The program, a full text of which is available at www.polit.ru/news/2010/03/14/9.html, has sparked a war of words, with the number of those who supposedly have benefited from the broadcast and the reasons each possible author or reactor has for gains now easily exceeding the number of the potentially guilty in Agatha Christie’s “Murder on the Orient Express.”
And just as in the great English mystery writer’s case, all the various and competing charges are sufficiently plausible, given the record and interests of the participants and given that many both directly involved and observing from far away tend to forget the larger and very negative implications of both the program and reactions to it for Georgia, Russia, and the West.
For Georgia, the costs of such actions are perhaps the greatest. Mikheil Saakashvili has repeatedly shown himself prepared to engage in the kind of brinksmanship with Moscow that is intended to generate support for his regime at home and abroad, a tactic that has worked effectively precisely because Moscow has taken so many actions that appear to justify his actions.
But the current broadcast undermines Saakashvili’s credibility both with other Georgians and with his supporters abroad, thus raising questions about whether, like the little boy in the story, he has cried wolf once too often, or whether others are manipulating the situation in order to put him and Georgia in that position.
At the very least, this latest incident will reduce the credibility of both Saakashvili and the Georgian media in the eyes of the Georgians and in the eyes of his supporters in Western countries, something that will make it harder for Georgia to escape from its current difficulties even if it helps to keep a diminished Saakashvili in office.
For Russia, it might appear, Saturday’s broadcast might appear to be a win-win situation. The content of what many in both Moscow and Georgia are already calling Tbilisi’s “War of the Worlds” broadcast simultaneously reduces the credibility of Georgian criticism of Russia’s actual behavior and leaves Saakashvili in a weakened position at home and abroad.
Russia has frequently sought to weaken those around it by backing through false flag operations that push its opponents to make radically anti-Russian statements — the Cheka’s “Trust” operation of the1920s is a model — knowing full well that once those statements are shown to be false, those who make them will be the first to suffer.
That Russian reality adds a level of complexity to situations like the one found in Georgia today because it means the actual moving force behind such statements and actions may be very different than the ostensible one — even if those taking action or making statements are not aware because of “false flag”-type operations.

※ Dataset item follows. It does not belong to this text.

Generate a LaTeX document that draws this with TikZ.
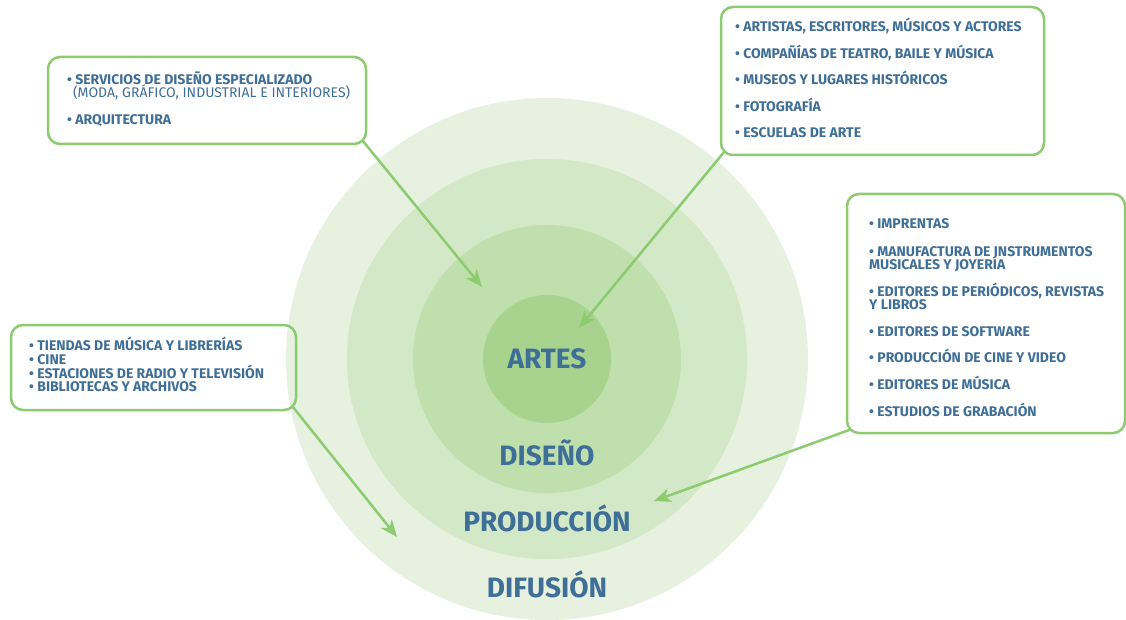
\documentclass[tikz,border=0pt]{standalone}
\usepackage{fontspec}
\setmainfont{Fira Sans}
\usetikzlibrary{arrows.meta,calc}
\definecolor{tb}{HTML}{3F6E97}
\definecolor{lg}{HTML}{8DCB71}
\definecolor{ca}{HTML}{E6F1DF}
\definecolor{cb}{HTML}{D3E8C7}
\definecolor{cc}{HTML}{BFDFAD}
\definecolor{cd}{HTML}{A8D38F}
\tikzset{
  boxst/.style={draw=lg, line width=2.5pt, rounded corners=12pt, inner sep=0pt, outer sep=0pt, anchor=north west},
  itemst/.style={anchor=base west, inner sep=0pt, text=tb, font=\fontsize{14}{15}\selectfont\bfseries},
  subst/.style={anchor=base west, inner sep=0pt, text=tb, font=\fontsize{14}{15}\selectfont},
  bigst/.style={anchor=base, inner sep=0pt, text=tb, font=\fontsize{28}{30}\selectfont\bfseries},
  arr/.style={draw=lg, line width=2.5pt, -{Stealth[length=17pt,width=14pt,inset=5pt]}}
}
\begin{document}
\begin{tikzpicture}[x=1pt,y=-1pt]
\useasboundingbox (0,0) rectangle (1126,620);
% circles
\fill[ca] (547,359) circle[radius=261];
\fill[cb] (547,359) circle[radius=200];
\fill[cc] (547,359) circle[radius=134];
\fill[cd] (547,359) circle[radius=64];
% labels
\node[bigst] (artes) at (547,368.3) {ARTES};
\node[bigst] (diseno) at (547,465.7) {DISEÑO};
\node[bigst] (produccion) at (547,531.7) {PRODUCCIÓN};
\node[bigst] (difusion) at (547,597.7) {DIFUSIÓN};
% boxes
\node[boxst, minimum width=318pt, minimum height=87pt] (b1) at (48,57) {};
\node[boxst, minimum width=323pt, minimum height=148pt] (b2) at (721,7) {};
\node[boxst, minimum width=278pt, minimum height=239pt] (b3) at (847,194) {};
\node[boxst, minimum width=285pt, minimum height=85pt] (b4) at (11,325) {};
% box 1 text
\node[itemst] (t1a) at (67,85) {• SERVICIOS DE DISEÑO ESPECIALIZADO};
\node[subst] (t1b) at (73,97.3) {(MODA, GRÁFICO, INDUSTRIAL E INTERIORES)};
\node[itemst] (t1c) at (67,125) {• ARQUITECTURA};
% box 2 text
\node[itemst] (t2a) at (735,32) {• ARTISTAS, ESCRITORES, MÚSICOS Y ACTORES};
\node[itemst] (t2b) at (735,58.3) {• COMPAÑÍAS DE TEATRO, BAILE Y MÚSICA};
\node[itemst] (t2c) at (735,85) {• MUSEOS Y LUGARES HISTÓRICOS};
\node[itemst] (t2d) at (735,111.5) {• FOTOGRAFÍA};
\node[itemst] (t2e) at (735,137.5) {• ESCUELAS DE ARTE};
% box 3 text
\node[itemst] (t3a) at (869,229) {• IMPRENTAS};
\node[itemst] (t3b) at (869,256.7) {• MANUFACTURA DE INSTRUMENTOS};
\node[itemst] (t3c) at (869,269.3) {MUSICALES Y JOYERÍA};
\node[itemst] (t3d) at (869,296.7) {• EDITORES DE PERIÓDICOS, REVISTAS};
\node[itemst] (t3e) at (869,309.3) {Y LIBROS};
\node[itemst] (t3f) at (869,336) {• EDITORES DE SOFTWARE};
\node[itemst] (t3g) at (869,362.7) {• PRODUCCIÓN DE CINE Y VIDEO};
\node[itemst] (t3h) at (869,389.3) {• EDITORES DE MÚSICA};
\node[itemst] (t3i) at (869,416) {• ESTUDIOS DE GRABACIÓN};
% box 4 text
\node[itemst] (t4a) at (29,350.7) {• TIENDAS DE MÚSICA Y LIBRERÍAS};
\node[itemst] (t4b) at (29,364.3) {• CINE};
\node[itemst] (t4c) at (29,378) {• ESTACIONES DE RADIO Y TELEVISIÓN};
\node[itemst] (t4d) at (29,391) {• BIBLIOTECAS Y ARCHIVOS};
% arrow tips
\coordinate (p1) at (482,287);
\coordinate (p2) at (579,328);
\coordinate (p3) at (654,501);
\coordinate (p4) at (397,537);
% arrows
\draw[arr] ($(b1.south east)+(-3.5pt,3.5pt)$) -- (p1);
\draw[arr] ($(b2.south west)+(3.5pt,3.5pt)$) -- (p2);
\draw[arr] ($(b3.south west)+(3.5pt,3.5pt)$) -- (p3);
\draw[arr] ($(b4.south east)+(-3.5pt,3.5pt)$) -- (p4);
\end{tikzpicture}
\end{document}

But as Russian officials have sometimes noted, those making the statements are not the last victims. On the one hand, while some in Moscow want only weak states around them, many recognize that such states are a source of instability within Russia. And on the other, the clumsiness and obviousness of such actions undermine Moscow’s reputation as well.
And for the West, which has invested great hopes in Georgia’s ability to overcome the authoritarianism and corruption of its recent past, this broadcast simultaneously highlights the difficulties that most Western governments and observers have in figuring out what is going on in Georgia and the challenges of responding adequately to them.

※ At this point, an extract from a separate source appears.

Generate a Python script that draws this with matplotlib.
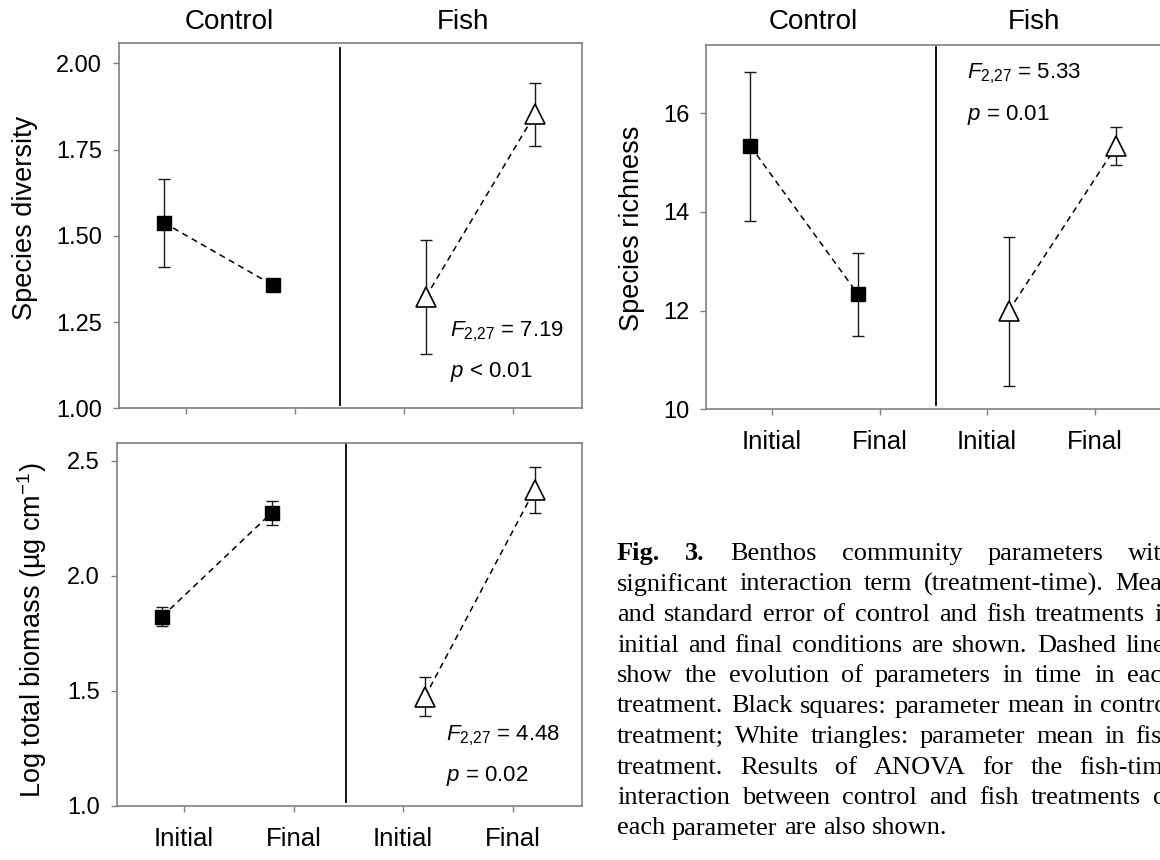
import matplotlib
matplotlib.use("Agg")
import matplotlib.pyplot as plt

plt.rcParams['font.family'] = ['Liberation Sans', 'DejaVu Sans']
plt.rcParams['mathtext.fontset'] = 'custom'
plt.rcParams['mathtext.rm'] = 'Liberation Sans'
plt.rcParams['mathtext.it'] = 'Liberation Sans:italic'

# --- data (means and standard errors) ---
times = ["Initial", "Final"]
treatments = ["Control", "Fish"]

diversity_control = [1.538, 1.357]
diversity_control_se = [0.127, 0.012]
diversity_fish = [1.322, 1.852]
diversity_fish_se = [0.166, 0.092]
diversity_ticks = [1.00, 1.25, 1.50, 1.75, 2.00]
diversity_stats = [r"$F_{2{,}27}$ = 7.19", r"$p$ < 0.01"]

biomass_control = [1.823, 2.274]
biomass_control_se = [0.040, 0.052]
biomass_fish = [1.475, 2.373]
biomass_fish_se = [0.084, 0.101]
biomass_ticks = [1.0, 1.5, 2.0, 2.5]
biomass_stats = [r"$F_{2{,}27}$ = 4.48", r"$p$ = 0.02"]

richness_control = [15.33, 12.33]
richness_control_se = [1.51, 0.84]
richness_fish = [11.99, 15.33]
richness_fish_se = [1.51, 0.38]
richness_ticks = [10, 12, 14, 16]
richness_stats = [r"$F_{2{,}27}$ = 5.33", r"$p$ = 0.01"]

caption_lines = [
    "Fig. 3. Benthos community parameters with",
    "significant interaction term (treatment-time). Mean",
    "and standard error of control and fish treatments in",
    "initial and final conditions are shown. Dashed lines",
    "show the evolution of parameters in time in each",
    "treatment. Black squares: parameter mean in control",
    "treatment; White triangles: parameter mean in fish",
    "treatment. Results of ANOVA for the fish-time",
    "interaction between control and fish treatments of",
    "each parameter are also shown.",
]

W, H = 1160, 860
fig = plt.figure(figsize=(W / 100, H / 100), dpi=100)


def box(left, top, right, bottom):
    # pixel box -> figure fraction
    return [left / W, 1 - bottom / H, (right - left) / W, (bottom - top) / H]


def panel(ax, ctrl, ctrl_se, fish, fish_se, yticks, fmt, ylim, divider, dspan,
          stats, stat_xy, xlabels=True):
    pos = [1, 2, 3, 4]
    xc = [p - 0.2 for p in pos[:2]]
    xf = [p + 0.2 for p in pos[2:]]

    ax.errorbar(xc, ctrl, yerr=ctrl_se, fmt='none', ecolor='#1a1a1a',
                elinewidth=1.0, capsize=4.5, capthick=1.0, zorder=2)
    ax.errorbar(xf, fish, yerr=fish_se, fmt='none', ecolor='#1a1a1a',
                elinewidth=1.0, capsize=4.5, capthick=1.0, zorder=2)
    ax.plot(xc, ctrl, ls=(0, (4, 3)), color='black', lw=1.1, zorder=1)
    ax.plot(xf, fish, ls=(0, (4, 3)), color='black', lw=1.1, zorder=1)
    ax.plot(xc, ctrl, 's', ms=10.5, mfc='black', mec='black', mew=1, zorder=3)
    ax.plot(xf, fish, '^', ms=15, mfc='white', mec='black', mew=1.2, zorder=3)

    ax.axvline(divider, ymin=dspan[0], ymax=dspan[1], color='black', lw=1.3)

    ax.set_xlim(0.385, 4.63)
    ax.set_ylim(*ylim)
    ax.set_xticks(pos)
    ax.set_xticklabels(times * 2 if xlabels else [""] * 4)
    ax.set_yticks(yticks)
    ax.set_yticklabels([fmt.format(v) for v in yticks])
    ax.tick_params(axis='both', colors='#808080', length=4, width=1,
                   direction='out')
    ax.tick_params(axis='y', labelsize=17, labelcolor='black', pad=8)
    ax.tick_params(axis='x', labelsize=18.5, labelcolor='black', pad=11)
    for s in ax.spines.values():
        s.set_color('#808080')
        s.set_linewidth(1.2)

    ax.text(stat_xy[0], stat_xy[1], stats[0], fontsize=16, va='baseline')
    ax.text(stat_xy[0], stat_xy[2], stats[1], fontsize=16, va='baseline')


# top-left: species diversity
ax1 = fig.add_axes(box(118.6, 43.3, 581.7, 408.3))
panel(ax1, diversity_control, diversity_control_se, diversity_fish,
      diversity_fish_se, diversity_ticks, "{:.2f}", (1.0, 2.058), 2.415,
      (0.009, 0.988), diversity_stats, (3.42, 1.208, 1.092), xlabels=False)

# bottom-left: biomass
ax2 = fig.add_axes(box(116.7, 442.7, 581.7, 806))
panel(ax2, biomass_control, biomass_control_se, biomass_fish, biomass_fish_se,
      biomass_ticks, "{:.1f}", (1.0, 2.578), 2.474, (0.012, 1.0),
      biomass_stats, (3.387, 1.283, 1.109))

# top-right: species richness (runs off the right edge)
ax3 = fig.add_axes(box(705.8, 45, 1162.5, 409.3))
panel(ax3, richness_control, richness_control_se, richness_fish,
      richness_fish_se, richness_ticks, "{:d}", (10, 17.38), 2.526,
      (0.012, 0.995), richness_stats, (2.81, 16.71, 15.86))

# column headers and y labels
for x, t in zip([229.6, 463], treatments):
    fig.text(x / W, 1 - 21.7 / H, t, fontsize=20, ha='center', va='center')
for x, t in zip([813, 1034], treatments):
    fig.text(x / W, 1 - 22 / H, t, fontsize=20, ha='center', va='center')

fig.text(25 / W, 1 - 218 / H, "Species diversity", fontsize=19.5,
         rotation=90, ha='center', va='center')
fig.text(32 / W, 1 - 630 / H, r"Log total biomass (µg cm$^{\mathrm{-1}}$)",
         fontsize=19.5, rotation=90, ha='center', va='center')
fig.text(632 / W, 1 - 228 / H, "Species richness", fontsize=19.5,
         rotation=90, ha='center', va='center')

# caption, justified, cut by the right edge like the original
cap_left, cap_right = 617, 1175
cap_font = dict(family='Liberation Serif', fontsize=19)
fig.canvas.draw()
renderer = fig.canvas.get_renderer()


def width_of(s, bold=False):
    t = fig.text(0, 0, s, fontweight='bold' if bold else 'normal', **cap_font)
    w = t.get_window_extent(renderer).width
    t.remove()
    return w


space = width_of("a a") - width_of("aa")
for i, line in enumerate(caption_lines):
    words = line.split()
    bold = [i == 0 and j < 2 for j in range(len(words))]
    widths = [width_of(w, b) for w, b in zip(words, bold)]
    if i < len(caption_lines) - 1:
        gap = (cap_right - cap_left - sum(widths)) / (len(words) - 1)
    else:
        gap = space
    x = cap_left
    y = 560 + i * 30.5
    for w, b, wd in zip(words, bold, widths):
        fig.text(x / W, 1 - y / H, w, fontweight='bold' if b else 'normal',
                 va='baseline', **cap_font)
        x += wd + gap

fig.savefig("out.png", dpi=100)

Throughout most of the Western comments about the latest broadcast are suggestions that either Georgians are impossible to understand or crazy or worse, the kind of dismissive action that reflects how few real experts on that country there are in the West and especially in Western governments.

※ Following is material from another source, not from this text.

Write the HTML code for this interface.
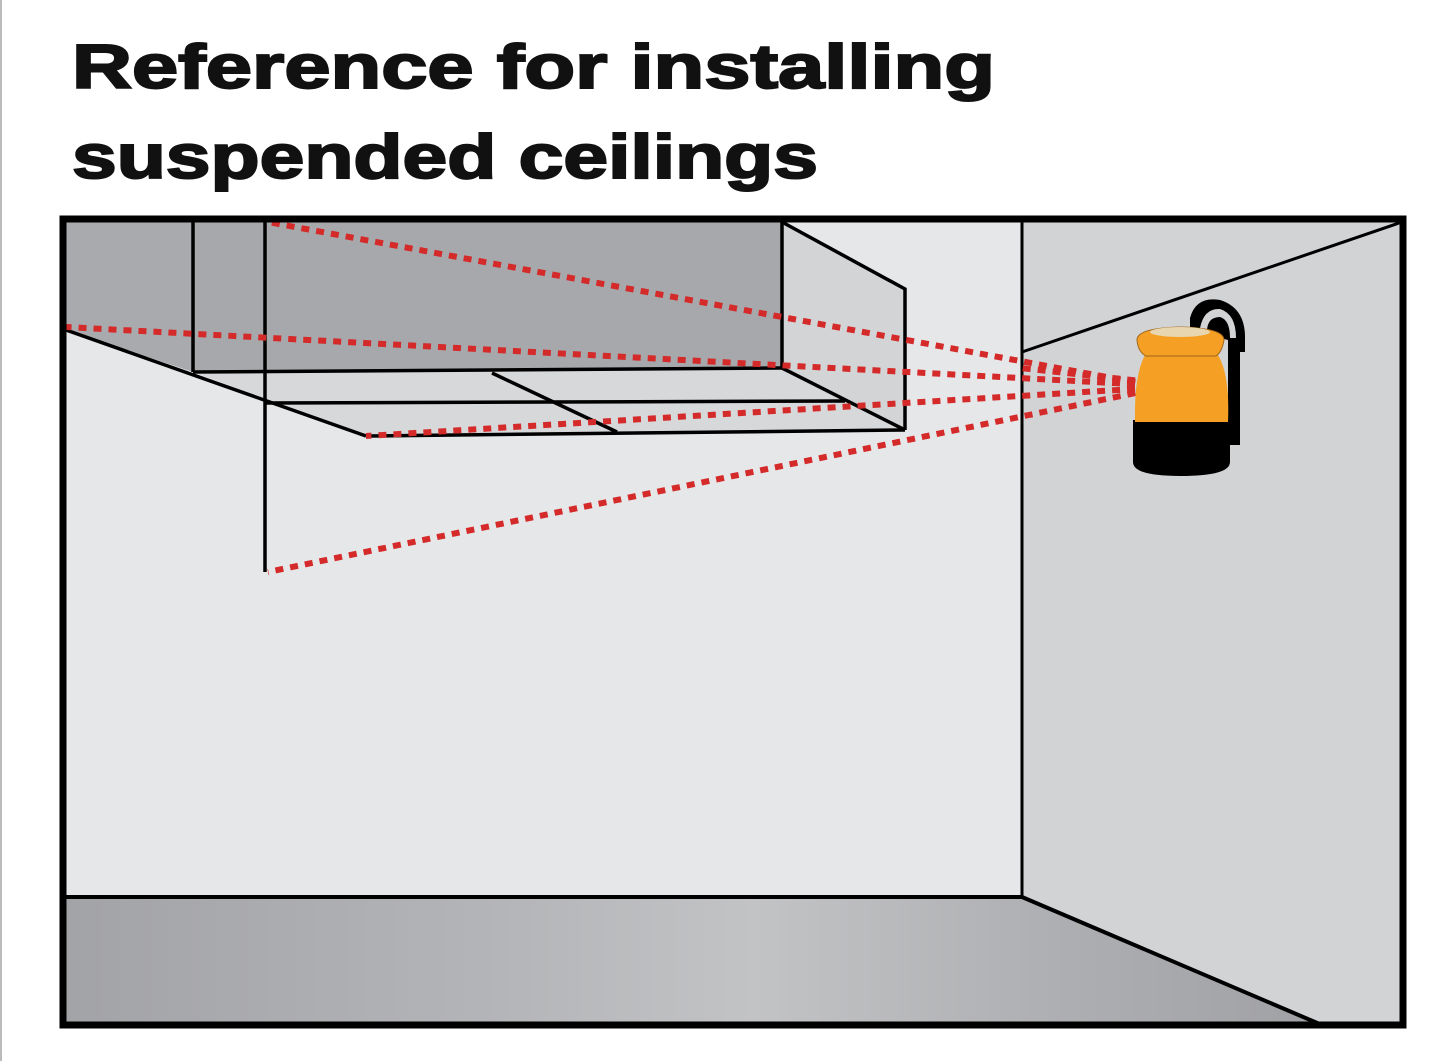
<!DOCTYPE html>
<html><head><meta charset="utf-8"><style>
html,body{margin:0;padding:0;background:#fff;width:1440px;height:1061px;overflow:hidden}
</style></head><body>
<svg width="1440" height="1061" viewBox="0 0 1440 1061" xmlns="http://www.w3.org/2000/svg">
<defs>
<linearGradient id="fl" x1="0" x2="1" y1="0" y2="0">
<stop offset="0" stop-color="#a2a3a6"/><stop offset="0.35" stop-color="#b4b5b8"/>
<stop offset="0.55" stop-color="#c2c3c5"/><stop offset="0.8" stop-color="#adaeb1"/>
<stop offset="1" stop-color="#a0a1a4"/></linearGradient>
</defs>
<line x1="1" y1="0" x2="1" y2="1061" stroke="#bbb" stroke-width="2"/>
<g font-family="Liberation Sans, sans-serif" font-weight="bold" font-size="62" fill="#111" stroke="#111" stroke-width="2" lengthAdjust="spacingAndGlyphs">
<text x="72" y="88" textLength="923" lengthAdjust="spacingAndGlyphs">Reference for installing</text>
<text x="72" y="178" textLength="746" lengthAdjust="spacingAndGlyphs">suspended ceilings</text>
</g>
<!-- walls -->
<rect x="62" y="218" width="962" height="680" fill="#e6e7e8"/>
<rect x="1022" y="218" width="382" height="809" fill="#d2d3d5"/>
<polygon points="62,897 1022,897 1320,1024 62,1024" fill="url(#fl)"/>
<line x1="62" y1="897" x2="1022" y2="897" stroke="#000" stroke-width="4"/>
<line x1="1022" y1="897" x2="1322" y2="1025" stroke="#000" stroke-width="4"/>
<line x1="1022" y1="218" x2="1022" y2="897" stroke="#000" stroke-width="3"/>
<line x1="1022" y1="352" x2="1402" y2="222" stroke="#000" stroke-width="3"/>
<!-- ceiling box -->
<polygon points="66,222 193,222 193,372 66,330" fill="#a9aaad"/>
<polygon points="193,222 782,222 782,368 193,372" fill="#a7a8ab"/>
<polygon points="782,222 905,289 905,430 782,368" fill="#d3d4d6"/>
<polygon points="193,372 782,368 905,430 366,436" fill="#d7d8da"/>
<g stroke="#000" stroke-width="3.5" fill="none">
<line x1="193" y1="222" x2="193" y2="372"/>
<line x1="782" y1="222" x2="782" y2="368"/>
<polyline points="782,222 905,289 905,430"/>
<line x1="193" y1="372" x2="782" y2="368"/>
<line x1="66" y1="330" x2="366" y2="436"/>
<line x1="366" y1="436" x2="905" y2="430"/>
<line x1="782" y1="368" x2="905" y2="430"/>
<line x1="265" y1="403" x2="845" y2="401"/>
<line x1="492" y1="373" x2="617" y2="432"/>
<line x1="265" y1="218" x2="265" y2="572"/>
</g>
<!-- laser lines -->
<g stroke="#d42a2a" stroke-width="6" stroke-dasharray="8 7" fill="none">
<line x1="1150" y1="385" x2="268" y2="222"/>
<line x1="1150" y1="385" x2="66" y2="327"/>
<line x1="1150" y1="388" x2="366" y2="436"/>
<line x1="1150" y1="390" x2="268" y2="572"/>
<line x1="1150" y1="382" x2="1020" y2="368"/>
</g>
<rect x="1158" y="376" width="10" height="6" fill="#d42a2a"/>
<rect x="1158" y="386" width="10" height="6" fill="#d42a2a"/>
<!-- device -->
<path d="M1190,330 L1190,318 Q1196,296 1220,300 Q1246,308 1245,340 L1245,352 L1240,352 L1240,445 L1228,445 L1228,340 Z" fill="#000"/>
<path d="M1200,328 Q1204,308 1220,309 Q1236,314 1236,338 L1230,338 Q1230,320 1220,317 Q1208,317 1207,330 Z" fill="#d2d3d5"/>
<path d="M1133,420 L1133,462 Q1133,476 1180,476 Q1230,476 1230,462 L1230,420 Z" fill="#000"/>
<path d="M1145,355 Q1134,375 1135,422 L1228,422 Q1230,375 1218,355 Z" fill="#f5a024"/>
<path d="M1137,340 Q1137,328 1180,327 Q1224,328 1224,340 Q1222,352 1216,356 L1146,356 Q1138,352 1137,340 Z" fill="#f5a024" stroke="#a0661a" stroke-width="1"/>
<ellipse cx="1180" cy="332" rx="30" ry="5" fill="#e8d6b0"/>
<!-- frame -->
<rect x="63" y="219" width="1340" height="806" fill="none" stroke="#000" stroke-width="7"/>
</svg>
</body></html>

And in the restrained reactions of Western governments, at least so far, is the implicit and sometimes not-so-implicit suggestion that there is nothing that can be done or should be done to rein in the authoritarian impulses and brinksmanship that have characterized the Saakashvili years and that the West would do better to focus on other places and other issues.
Such lack of understanding and such policy approaches not only reduce the chances that the ideals of democracy that animated the Rose Revolution can be recovered and advanced but — and this is something many do not appear to understand — such willful ignorance and consequent neglect simultaneously undermines the credibility of the West and leaves it weaker too.